WASHINGTON, DC – For about 1,500 years, high-value goods were moved from China (and perhaps other parts of Asia) to Europe and the Middle East via the Silk Road. The precise route varied over time, but it always ran through and involved local traders in parts of what we now call Central Asia.
Today, trade through Central Asia is bustling again, with the Caucasus also getting in on the act. But now the boom is in goods moving from the United States, Japan, Western Europe, and China to Russia, via countries such as Armenia, Georgia, and Kyrgyzstan.
The G7 democracies are well aware that this trade bolsters Russian President Vladimir Putin’s regime and makes it easier for him to sustain his brutal war of aggression in Ukraine. But their governments are doing little to stop it for fear of upsetting domestic industrial interests. As a result, the world’s leading democracies – aided and abetted by intermediary countries – are effectively supporting Russia’s ability to kill Ukrainians. The G7 and the European Union need to strengthen their export controls and ensure meaningful enforcement.
On the surface, export controls have worked well. US exports of goods to Russia fell to $0.6 billion in 2023, down from a pre-COVID equilibrium of $5.8 billion in 2019 (all data we cite are from national sources downloaded via Haver Analytics). That’s a 90% drop, which signifies that direct trade between the US and Russia has all but ceased. It’s the same for other important economies in the West. Japan’s exports to Russia fell 60% over the same period, while Germany recorded a 70% drop.
But something doesn’t add up, because Russia’s imports of goods rose 20% over the same period, from $254 billion in 2019 to $304 billion in 2023, according to data from Russia’s central bank.
There are two reasons for this. First, China has substantially increased its exports to Russia. China’s exports to Russia rose to $110 billion in 2023, up from $50 billion in 2019. That’s an increase of 125% – and by itself more than offsets the drop in goods from the West. Second, to put it politely, Western export controls are “leaky,” with goods going to Russia via third countries.

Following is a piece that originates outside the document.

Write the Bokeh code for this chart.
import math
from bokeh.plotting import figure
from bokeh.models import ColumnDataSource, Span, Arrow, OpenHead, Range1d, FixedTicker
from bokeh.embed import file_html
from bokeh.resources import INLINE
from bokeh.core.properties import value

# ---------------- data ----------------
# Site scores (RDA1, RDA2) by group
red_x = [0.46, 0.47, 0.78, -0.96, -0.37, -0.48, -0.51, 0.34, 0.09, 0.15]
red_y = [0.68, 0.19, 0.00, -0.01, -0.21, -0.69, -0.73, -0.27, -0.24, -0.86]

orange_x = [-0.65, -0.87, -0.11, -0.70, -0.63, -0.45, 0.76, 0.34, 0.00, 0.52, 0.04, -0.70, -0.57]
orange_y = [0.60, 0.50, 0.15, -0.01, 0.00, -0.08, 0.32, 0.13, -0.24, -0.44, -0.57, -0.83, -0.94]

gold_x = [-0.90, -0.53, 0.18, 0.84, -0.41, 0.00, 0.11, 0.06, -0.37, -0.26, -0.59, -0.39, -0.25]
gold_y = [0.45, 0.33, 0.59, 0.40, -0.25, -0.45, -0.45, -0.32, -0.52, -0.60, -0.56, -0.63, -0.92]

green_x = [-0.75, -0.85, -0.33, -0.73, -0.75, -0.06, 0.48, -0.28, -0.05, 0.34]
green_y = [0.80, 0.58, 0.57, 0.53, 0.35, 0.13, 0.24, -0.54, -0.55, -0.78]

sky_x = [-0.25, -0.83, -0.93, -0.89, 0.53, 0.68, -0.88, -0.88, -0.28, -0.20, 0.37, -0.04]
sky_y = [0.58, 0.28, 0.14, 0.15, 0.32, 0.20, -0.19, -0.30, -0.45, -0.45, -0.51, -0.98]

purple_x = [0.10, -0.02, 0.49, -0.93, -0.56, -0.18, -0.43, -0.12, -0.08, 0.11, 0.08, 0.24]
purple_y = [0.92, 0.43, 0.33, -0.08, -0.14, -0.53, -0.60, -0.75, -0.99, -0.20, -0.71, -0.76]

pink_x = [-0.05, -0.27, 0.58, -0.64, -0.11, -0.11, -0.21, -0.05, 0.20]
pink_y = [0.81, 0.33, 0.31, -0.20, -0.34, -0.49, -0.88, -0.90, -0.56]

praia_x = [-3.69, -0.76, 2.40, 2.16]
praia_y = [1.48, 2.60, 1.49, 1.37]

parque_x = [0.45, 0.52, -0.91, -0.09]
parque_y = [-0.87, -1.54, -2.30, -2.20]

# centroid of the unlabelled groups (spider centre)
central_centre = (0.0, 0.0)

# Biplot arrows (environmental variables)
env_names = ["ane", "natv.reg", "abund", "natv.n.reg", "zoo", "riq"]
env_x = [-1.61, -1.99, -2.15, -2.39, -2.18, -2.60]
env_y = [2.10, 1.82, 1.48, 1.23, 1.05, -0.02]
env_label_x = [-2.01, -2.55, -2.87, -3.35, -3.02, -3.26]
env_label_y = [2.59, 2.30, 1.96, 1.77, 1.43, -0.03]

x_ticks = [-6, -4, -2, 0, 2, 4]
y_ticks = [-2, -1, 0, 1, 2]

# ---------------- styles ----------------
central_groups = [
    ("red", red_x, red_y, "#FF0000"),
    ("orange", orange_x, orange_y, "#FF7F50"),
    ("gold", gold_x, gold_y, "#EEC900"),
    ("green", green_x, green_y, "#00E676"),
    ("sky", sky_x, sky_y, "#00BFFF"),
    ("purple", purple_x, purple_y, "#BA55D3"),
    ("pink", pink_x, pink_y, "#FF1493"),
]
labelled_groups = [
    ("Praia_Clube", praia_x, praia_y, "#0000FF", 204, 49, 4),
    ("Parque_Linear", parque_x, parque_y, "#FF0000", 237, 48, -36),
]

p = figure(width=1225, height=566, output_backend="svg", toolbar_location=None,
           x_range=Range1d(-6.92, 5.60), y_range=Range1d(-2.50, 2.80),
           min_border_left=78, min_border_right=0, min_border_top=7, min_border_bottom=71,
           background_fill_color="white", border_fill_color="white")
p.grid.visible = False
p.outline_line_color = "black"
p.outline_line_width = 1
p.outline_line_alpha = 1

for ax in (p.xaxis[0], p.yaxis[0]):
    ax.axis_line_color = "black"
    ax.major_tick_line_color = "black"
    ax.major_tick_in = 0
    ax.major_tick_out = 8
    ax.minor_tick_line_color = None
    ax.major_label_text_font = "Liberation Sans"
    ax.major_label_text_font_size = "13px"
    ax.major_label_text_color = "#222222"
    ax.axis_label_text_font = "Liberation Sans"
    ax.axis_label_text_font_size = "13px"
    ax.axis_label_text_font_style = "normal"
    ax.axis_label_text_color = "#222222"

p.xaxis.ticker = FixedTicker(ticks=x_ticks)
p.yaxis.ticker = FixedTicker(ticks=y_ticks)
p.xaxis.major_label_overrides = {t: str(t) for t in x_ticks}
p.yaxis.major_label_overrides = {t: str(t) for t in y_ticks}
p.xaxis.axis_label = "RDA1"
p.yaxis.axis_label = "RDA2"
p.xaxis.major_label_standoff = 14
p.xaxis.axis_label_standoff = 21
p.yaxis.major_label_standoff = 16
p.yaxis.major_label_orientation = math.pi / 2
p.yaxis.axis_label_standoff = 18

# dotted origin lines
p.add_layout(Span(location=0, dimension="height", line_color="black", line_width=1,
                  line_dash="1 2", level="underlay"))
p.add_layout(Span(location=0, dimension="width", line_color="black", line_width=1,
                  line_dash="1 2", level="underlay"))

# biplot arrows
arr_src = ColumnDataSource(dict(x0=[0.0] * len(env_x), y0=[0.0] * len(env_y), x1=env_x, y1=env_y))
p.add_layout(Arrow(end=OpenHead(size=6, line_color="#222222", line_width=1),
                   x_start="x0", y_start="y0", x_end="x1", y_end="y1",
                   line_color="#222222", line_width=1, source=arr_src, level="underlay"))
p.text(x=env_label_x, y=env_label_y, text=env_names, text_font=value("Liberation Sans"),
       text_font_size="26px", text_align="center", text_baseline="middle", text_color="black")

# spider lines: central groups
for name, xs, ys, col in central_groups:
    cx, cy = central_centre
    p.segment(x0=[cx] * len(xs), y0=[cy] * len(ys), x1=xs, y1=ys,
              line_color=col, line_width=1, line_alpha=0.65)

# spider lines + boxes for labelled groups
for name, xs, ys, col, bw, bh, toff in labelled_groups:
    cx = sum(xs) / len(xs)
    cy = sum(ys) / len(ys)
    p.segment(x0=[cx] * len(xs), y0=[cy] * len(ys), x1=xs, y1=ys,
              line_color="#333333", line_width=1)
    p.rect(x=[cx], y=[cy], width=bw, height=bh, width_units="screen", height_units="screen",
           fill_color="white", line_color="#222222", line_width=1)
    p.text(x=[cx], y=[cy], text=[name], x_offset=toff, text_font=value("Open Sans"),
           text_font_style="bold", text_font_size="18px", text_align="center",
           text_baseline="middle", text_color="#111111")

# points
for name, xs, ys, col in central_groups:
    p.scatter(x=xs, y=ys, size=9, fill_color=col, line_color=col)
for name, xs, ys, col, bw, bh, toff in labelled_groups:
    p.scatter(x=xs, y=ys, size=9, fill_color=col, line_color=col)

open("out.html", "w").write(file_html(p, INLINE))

This is reflected in US exports to Central Asia and the Caucasus, which increased from $2.6 billion in 2019 to $4.1 billion in 2023. That 60% rise occurred in the immediate aftermath of Russia’s invasion, a telltale sign that these goods were circumventing sanctions. Exports from Japan to Central Asia and the Caucasus were up 67% over the same period, while exports from Germany were up 72%. This is happening across all countries in the West, and all countries in Central Asia and the Caucasus are involved.
When you add it all up, the numbers are highly significant. For example, direct exports from the EU to Russia fell around $4 billion per month (from $8 billion to $4 billion) right after the invasion. But EU exports to Central Asia and the Caucasus rose from $1.5 billion to $2.5 billion per month, implying that “leakage” is around 25% ($1 billion divided by $4 billion). A similar leakage rate – around 30% – appears to be true for German exports of cars and car parts.

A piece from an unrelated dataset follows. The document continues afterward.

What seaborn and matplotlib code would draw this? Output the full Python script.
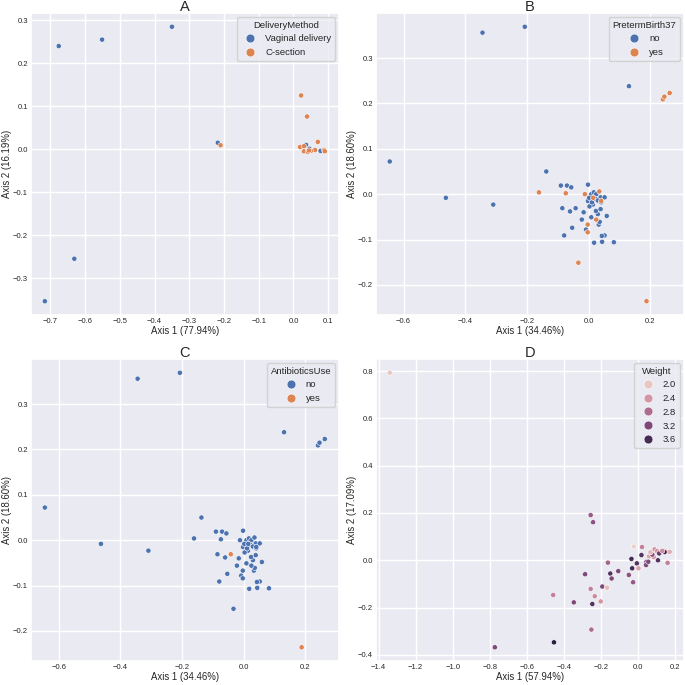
import numpy as np
import pandas as pd
import seaborn as sns
import matplotlib
matplotlib.use('Agg')
import matplotlib.pyplot as plt

# panel A: delivery method
a_axis1 = [-0.676, -0.551, -0.350, -0.218, -0.631, -0.716, 0.036, 0.046, 0.078,
           -0.210, 0.022, 0.039, 0.019, 0.030, 0.030, 0.070, 0.062, 0.050, 0.041,
           0.088, 0.090, 0.045]
a_axis2 = [0.240, 0.255, 0.285, 0.015, -0.255, -0.354, 0.010, 0.001, -0.004,
           0.009, 0.125, 0.076, 0.005, 0.007, -0.005, 0.017, -0.002, -0.004, -0.006,
           -0.002, -0.005, -0.003]
a_delivery = ["Vaginal delivery"] * 9 + ["C-section"] * 13

# panels B and C: same ordination, two different metadata columns
bc_axis1 = [-0.344, -0.207, 0.131, -0.645, -0.463, -0.309, -0.137, -0.090, -0.070,
            -0.056, -0.002, -0.085, -0.060, -0.042, -0.016, -0.022, 0.009, -0.053,
            -0.079, -0.008, 0.018, 0.044, 0.052, 0.082, 0.059, 0.033, 0.036, 0.030,
            0.024, 0.039, 0.014, 0.003, -0.002, 0.009, 0.017, 0.025, 0.039, 0.052,
            0.002, 0.022, 0.030, 0.041, 0.011, 0.043,
            -0.161, -0.074, -0.012, 0.015, 0.035, 0.041, 0.025, -0.003, -0.003,
            -0.033, 0.188, 0.241, 0.246, 0.263]
bc_axis2 = [0.356, 0.369, 0.238, 0.072, -0.008, -0.023, 0.050, 0.019, 0.019,
            0.015, 0.021, -0.031, -0.038, -0.031, -0.040, -0.056, -0.051, -0.074,
            -0.091, -0.078, -0.107, -0.105, -0.091, -0.106, -0.048, -0.067, -0.061,
            -0.044, -0.037, -0.033, -0.023, -0.027, -0.015, 0.000, 0.004, 0.000,
            -0.007, -0.007, -0.008, -0.010, -0.014, -0.018, -0.018, -0.092,
            0.004, 0.002, 0.000, -0.008, 0.006, -0.015, -0.056, -0.067, -0.084,
            -0.151, -0.236, 0.209, 0.215, 0.223]
bc_preterm = ["no"] * 44 + ["yes"] * 14
bc_antibiotics = ["no"] * 58
bc_antibiotics[13] = "yes"
bc_antibiotics[54] = "yes"

# panel D: birth weight
d_axis1 = [-1.340, -0.256, -0.243, -0.023, 0.021, 0.059, 0.084, 0.089, 0.102,
           0.077, 0.123, 0.138, 0.152, 0.170, 0.143, 0.114, 0.107, 0.159, 0.018,
           -0.036, -0.007, -0.032, 0.002, 0.045, 0.043, 0.055, -0.027, -0.050,
           -0.107, -0.150, -0.143, -0.163, -0.286, -0.193, -0.168, -0.256, -0.234,
           -0.202, -0.247, -0.458, -0.347, -0.252, -0.454, -0.773, 0.066, 0.130]
d_axis2 = [0.793, 0.191, 0.161, 0.058, 0.056, 0.017, 0.014, 0.046, 0.039,
           0.024, 0.035, 0.042, 0.036, 0.036, 0.035, 0.029, 0.000, -0.011, 0.022,
           0.006, -0.013, -0.034, -0.034, -0.007, -0.020, -0.006, -0.093, -0.062,
           -0.046, -0.056, -0.077, -0.010, -0.059, -0.111, -0.116, -0.121, -0.152,
           -0.174, -0.185, -0.147, -0.178, -0.293, -0.347, -0.368, 0.034, 0.040]
d_weight = [2.0, 3.0, 3.1, 1.9, 2.6, 2.3, 2.4, 2.5, 2.4,
            3.1, 2.6, 2.1, 2.3, 2.2, 3.6, 3.4, 3.5, 2.6, 3.5,
            3.6, 3.5, 3.6, 2.3, 3.4, 3.2, 3.2, 3.0, 3.1,
            3.2, 3.5, 3.2, 2.9, 3.2, 3.2, 2.1, 2.6, 2.5,
            2.4, 3.5, 2.6, 3.2, 2.8, 3.8, 3.2, 2.1, 2.5]

df_a = pd.DataFrame({"Axis1": a_axis1, "Axis2": a_axis2, "DeliveryMethod": a_delivery})
df_bc = pd.DataFrame({"Axis1": bc_axis1, "Axis2": bc_axis2,
                      "PretermBirth37": bc_preterm, "AntibioticsUse": bc_antibiotics})
df_d = pd.DataFrame({"Axis1": d_axis1, "Axis2": d_axis2, "Weight": d_weight})

sns.set_theme(style="darkgrid")
plt.rcParams['font.family'] = ['Liberation Sans', 'DejaVu Sans']

fig, axes = plt.subplots(2, 2, figsize=(6.85, 6.85), dpi=100)
plt.subplots_adjust(left=0.045, right=0.998, bottom=0.035, top=0.981,
                    wspace=0.12, hspace=0.146)

panels = [
    (axes[0, 0], df_a, "DeliveryMethod", ["Vaginal delivery", "C-section"], "A",
     "Axis 1 (77.94%)", "Axis 2 (16.19%)"),
    (axes[0, 1], df_bc, "PretermBirth37", ["no", "yes"], "B",
     "Axis 1 (34.46%)", "Axis 2 (18.60%)"),
    (axes[1, 0], df_bc, "AntibioticsUse", ["no", "yes"], "C",
     "Axis 1 (34.46%)", "Axis 2 (18.60%)"),
]

def style_axes(ax, title, xl, yl, legend_title):
    ax.set_title(title, fontsize=10.5, pad=1.5)
    ax.set_xlabel(xl, fontsize=6.9, labelpad=1)
    ax.set_ylabel(yl, fontsize=6.9, labelpad=1)
    ax.tick_params(labelsize=5.5, pad=2, length=0)
    ax.legend(title=legend_title, loc="upper right", fontsize=6.8,
              title_fontsize=6.8, markerscale=1.7, handletextpad=0.6,
              borderaxespad=0.4)

for ax, df, hue, order, title, xl, yl in panels:
    sns.scatterplot(x="Axis1", y="Axis2", hue=hue, hue_order=order, data=df,
                    ax=ax, s=14, linewidth=0.4, edgecolor="white")
    style_axes(ax, title, xl, yl, hue)

ax = axes[1, 1]
sns.scatterplot(x="Axis1", y="Axis2", hue="Weight", data=df_d, ax=ax,
                s=14, linewidth=0.4, edgecolor="white")
style_axes(ax, "D", "Axis 1 (57.94%)", "Axis 2 (17.09%)", "Weight")

fig.savefig("out.png", dpi=100)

It is entirely possible that this leakage involves the goods that Russia needs most desperately – dual-use goods like autos and vehicle parts that may be finding their way onto the battlefield in Ukraine. Even if that is not the case, Western goods enable the reorientation of Russia’s economy to war production, which is almost as bad.
In the West, the main contributors to this leakage are in the EU. Germany, Italy, Poland, the Czech Republic, and the Baltics stand out. In Central Asia and the Caucasus, re-export of Western goods is especially rampant in Armenia, Georgia, and Kyrgyzstan. But Kazakhstan is an interesting outlier in the region. Like everyone else, it saw this kind of trade explode right after the invasion. But by the middle of 2023, exports from Kazakhstan to Russia had fallen back to previous levels. Clearly, a decision was taken in Astana to get out of the transshipment racket.
Nothing about any of this is inevitable. Governments in the region obviously know what is going on. But Kazakhstan is the exception. In most cases, this trade continues, with the blessing of local leaders.
Meanwhile, the war in Ukraine is taking a terrible toll in terms of lives lost or shattered by trauma. The overriding imperative for the West must be to make this war as costly as possible for Russia. Western export controls are needed to deprive Russia of critical technology and make life harder for its people, and are an essential complement to Western financial sanctions and the G7 oil price cap. The West can and must close Putin’s silk road. That will require extending Western sanctions to prevent re-export from Central Asia and the Caucasus to Russia.
Robin Brooks, a former chief economist at the Institute of International Finance, is a former chief FX strategist at Goldman Sachs. Simon Johnson, a former chief economist at the International Monetary Fund, is a professor at the MIT Sloan School of Management and a co-author (with Daron Acemoglu) of Power and Progress: Our Thousand-Year Struggle Over Technology and Prosperity (PublicAffairs, 2023).